1. Yazarken halinize gülün, hayret edin ve eğlenin. Eğlence bulaşıcıdır. Siz keyif alın ki okur da alsın. Yazar dediğin acı çeker, yazmak ne “sancılı” bir süreç klişelerine kulak asmayın. Üzerinde çalıştığınız bir metni tam da istediğiniz kıvama getirmenin verdiği keyif çok az şeyle kıyaslanabilir.
2. Klişe demişken… Metni hantallaştırmaktan başka işe yaramayan kalıplardan kaçının. Dilsel ve zihinsel klişelerin hem sizin hem de okurların beyinlerini pelteleştirmesine izin vermeyin. İlla ki klişe kullanacaksanız onları eğip bükerek tanınmayacak hale getirin.

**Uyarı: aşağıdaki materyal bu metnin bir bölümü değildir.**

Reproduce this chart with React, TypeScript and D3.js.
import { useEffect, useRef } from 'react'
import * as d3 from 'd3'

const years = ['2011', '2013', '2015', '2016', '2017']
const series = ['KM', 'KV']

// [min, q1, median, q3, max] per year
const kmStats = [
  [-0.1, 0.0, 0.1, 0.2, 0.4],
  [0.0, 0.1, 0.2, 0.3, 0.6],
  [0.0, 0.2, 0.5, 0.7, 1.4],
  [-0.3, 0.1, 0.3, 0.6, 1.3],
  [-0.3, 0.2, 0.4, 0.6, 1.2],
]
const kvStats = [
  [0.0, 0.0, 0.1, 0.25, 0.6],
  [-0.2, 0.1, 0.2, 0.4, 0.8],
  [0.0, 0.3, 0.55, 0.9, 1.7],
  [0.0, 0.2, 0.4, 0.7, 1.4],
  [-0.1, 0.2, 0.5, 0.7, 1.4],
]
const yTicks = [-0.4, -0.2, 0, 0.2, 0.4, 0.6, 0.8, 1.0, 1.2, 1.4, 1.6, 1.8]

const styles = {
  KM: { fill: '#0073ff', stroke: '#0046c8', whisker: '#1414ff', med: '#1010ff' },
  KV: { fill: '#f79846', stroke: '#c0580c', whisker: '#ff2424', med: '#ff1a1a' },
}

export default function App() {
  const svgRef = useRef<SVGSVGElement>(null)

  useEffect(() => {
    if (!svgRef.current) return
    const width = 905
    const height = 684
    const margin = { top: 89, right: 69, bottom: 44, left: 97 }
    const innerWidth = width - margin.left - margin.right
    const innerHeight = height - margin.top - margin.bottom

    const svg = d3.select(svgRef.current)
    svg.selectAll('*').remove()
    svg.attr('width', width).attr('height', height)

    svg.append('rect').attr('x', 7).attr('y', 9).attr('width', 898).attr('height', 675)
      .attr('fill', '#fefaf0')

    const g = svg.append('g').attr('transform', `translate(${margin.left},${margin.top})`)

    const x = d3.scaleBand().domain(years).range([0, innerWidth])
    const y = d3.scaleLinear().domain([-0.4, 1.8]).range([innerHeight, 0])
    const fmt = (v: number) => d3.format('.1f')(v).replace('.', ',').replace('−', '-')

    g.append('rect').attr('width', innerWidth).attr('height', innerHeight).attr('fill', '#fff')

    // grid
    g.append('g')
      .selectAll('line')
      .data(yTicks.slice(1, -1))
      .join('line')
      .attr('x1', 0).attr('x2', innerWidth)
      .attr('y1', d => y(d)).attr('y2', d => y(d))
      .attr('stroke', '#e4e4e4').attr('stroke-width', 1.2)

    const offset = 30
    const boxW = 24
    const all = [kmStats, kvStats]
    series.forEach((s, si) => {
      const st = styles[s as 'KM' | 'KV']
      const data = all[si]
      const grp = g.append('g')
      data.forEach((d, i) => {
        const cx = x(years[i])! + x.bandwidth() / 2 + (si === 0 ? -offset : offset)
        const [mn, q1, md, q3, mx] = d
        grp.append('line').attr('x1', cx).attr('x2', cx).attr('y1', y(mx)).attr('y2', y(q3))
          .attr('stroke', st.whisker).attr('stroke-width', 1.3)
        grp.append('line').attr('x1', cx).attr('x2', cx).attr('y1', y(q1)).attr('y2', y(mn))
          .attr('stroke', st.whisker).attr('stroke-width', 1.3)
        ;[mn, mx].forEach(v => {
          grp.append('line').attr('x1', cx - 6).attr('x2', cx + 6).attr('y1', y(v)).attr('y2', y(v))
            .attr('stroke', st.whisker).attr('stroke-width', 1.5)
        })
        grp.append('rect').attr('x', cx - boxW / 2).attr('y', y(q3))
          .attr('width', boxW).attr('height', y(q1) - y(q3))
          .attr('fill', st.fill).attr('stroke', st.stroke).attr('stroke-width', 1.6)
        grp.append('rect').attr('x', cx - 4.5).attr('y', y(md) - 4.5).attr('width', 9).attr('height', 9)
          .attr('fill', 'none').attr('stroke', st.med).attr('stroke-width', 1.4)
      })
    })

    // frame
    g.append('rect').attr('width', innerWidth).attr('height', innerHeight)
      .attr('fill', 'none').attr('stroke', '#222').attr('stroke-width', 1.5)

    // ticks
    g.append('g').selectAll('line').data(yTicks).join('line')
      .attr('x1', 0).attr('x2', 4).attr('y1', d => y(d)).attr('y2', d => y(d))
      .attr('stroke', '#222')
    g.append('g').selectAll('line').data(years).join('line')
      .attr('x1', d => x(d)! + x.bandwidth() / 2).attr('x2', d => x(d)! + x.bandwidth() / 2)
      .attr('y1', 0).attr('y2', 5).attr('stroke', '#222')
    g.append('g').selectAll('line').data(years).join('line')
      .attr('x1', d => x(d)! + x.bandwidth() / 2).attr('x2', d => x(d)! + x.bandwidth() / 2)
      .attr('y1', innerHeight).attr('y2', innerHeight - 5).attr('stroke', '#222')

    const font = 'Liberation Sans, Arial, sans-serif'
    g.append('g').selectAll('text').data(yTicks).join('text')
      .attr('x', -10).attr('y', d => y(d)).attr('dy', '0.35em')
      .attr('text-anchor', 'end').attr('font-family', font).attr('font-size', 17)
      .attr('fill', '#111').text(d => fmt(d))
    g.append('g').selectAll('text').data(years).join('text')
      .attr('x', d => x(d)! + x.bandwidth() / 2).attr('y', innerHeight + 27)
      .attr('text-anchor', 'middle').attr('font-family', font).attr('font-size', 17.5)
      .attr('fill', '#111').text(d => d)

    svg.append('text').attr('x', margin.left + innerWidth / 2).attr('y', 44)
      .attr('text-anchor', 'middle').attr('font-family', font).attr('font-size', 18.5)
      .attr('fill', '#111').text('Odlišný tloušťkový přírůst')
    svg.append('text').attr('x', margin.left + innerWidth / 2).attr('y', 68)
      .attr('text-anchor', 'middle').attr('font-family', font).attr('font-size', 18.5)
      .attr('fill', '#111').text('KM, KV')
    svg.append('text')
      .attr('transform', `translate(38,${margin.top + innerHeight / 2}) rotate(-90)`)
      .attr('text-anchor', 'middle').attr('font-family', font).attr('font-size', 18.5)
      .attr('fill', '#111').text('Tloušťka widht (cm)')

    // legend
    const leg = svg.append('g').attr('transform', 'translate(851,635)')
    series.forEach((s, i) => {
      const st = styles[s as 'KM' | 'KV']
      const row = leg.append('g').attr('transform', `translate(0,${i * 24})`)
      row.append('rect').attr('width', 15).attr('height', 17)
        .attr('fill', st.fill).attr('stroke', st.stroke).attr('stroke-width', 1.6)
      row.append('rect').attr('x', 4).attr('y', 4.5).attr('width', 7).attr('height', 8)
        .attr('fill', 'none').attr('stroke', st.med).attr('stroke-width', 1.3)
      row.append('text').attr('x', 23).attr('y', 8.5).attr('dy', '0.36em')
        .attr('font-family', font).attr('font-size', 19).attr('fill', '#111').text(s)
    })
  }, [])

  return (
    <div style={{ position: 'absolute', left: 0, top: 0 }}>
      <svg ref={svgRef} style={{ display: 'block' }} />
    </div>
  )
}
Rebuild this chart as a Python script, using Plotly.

3. “Gibi”, “sanki”, “… olmak” ve metni hantallaştırdığını düşündüğünüz daha başka ne kadar kelime varsa metnin içinde kullanılma sıklıklarına bakın. Gereksizleri çıkarın.
4. Metin içinize sinmiyorsa baştan başlayın. Farklı anlatıcılar yahut anlatım teknikleri kullanarak anlatmak istediğiniz hikâyeye en uygun olanını bulun. Her satır başında tıkanıp kalmıyorsanız doğru yoldasınız demektir.
5. Yazdığınız metni önce kendiniz beğenin. Sadece bitirmiş olmak için yazmaya devam etmeyin. Unutmayın ki metinle ilgili bir sorun olduğunu düşünüyorsanız genellikle haklısınızdır.
6. Size ilham veren kitapları erişebileceğiniz yerlerde bulundurun. Bunaldıkça yahut takıldıkça bu kitapların sayfalarını karıştırarak rastgele pasajlar okuyun.
7. Metnin herhangi bir bölümünde tıkanıp kalsanız da ısrarla her gün üzerinde çalışmaktan vazgeçmeyin. Hiçbir şey yazamasanız bile başına geçip gerekirse defalarca kez yeniden okuyun.
8. İlk cümleye çok önem verin. Özellikle kısa metinlerin akışını ilk cümlenin belirlediğini unutmayın.
9. Yazarken kendinizi belirli kalıplara sokmaya çalışmayın. İçinizden o an nasıl geliyorsa öyle yazın.
10. Metni aforizma yığınına dönüştürmekten kaçının. Her cümleyi hikâyeyi ilerletecek şekilde ve biçimde yazmaya gayret edin. Bir süre sonra neyin işe yarayıp yaramadığını hissettiğinizi fark edeceksiniz. Bu hissi geliştirmek için çok ama çok okuyun.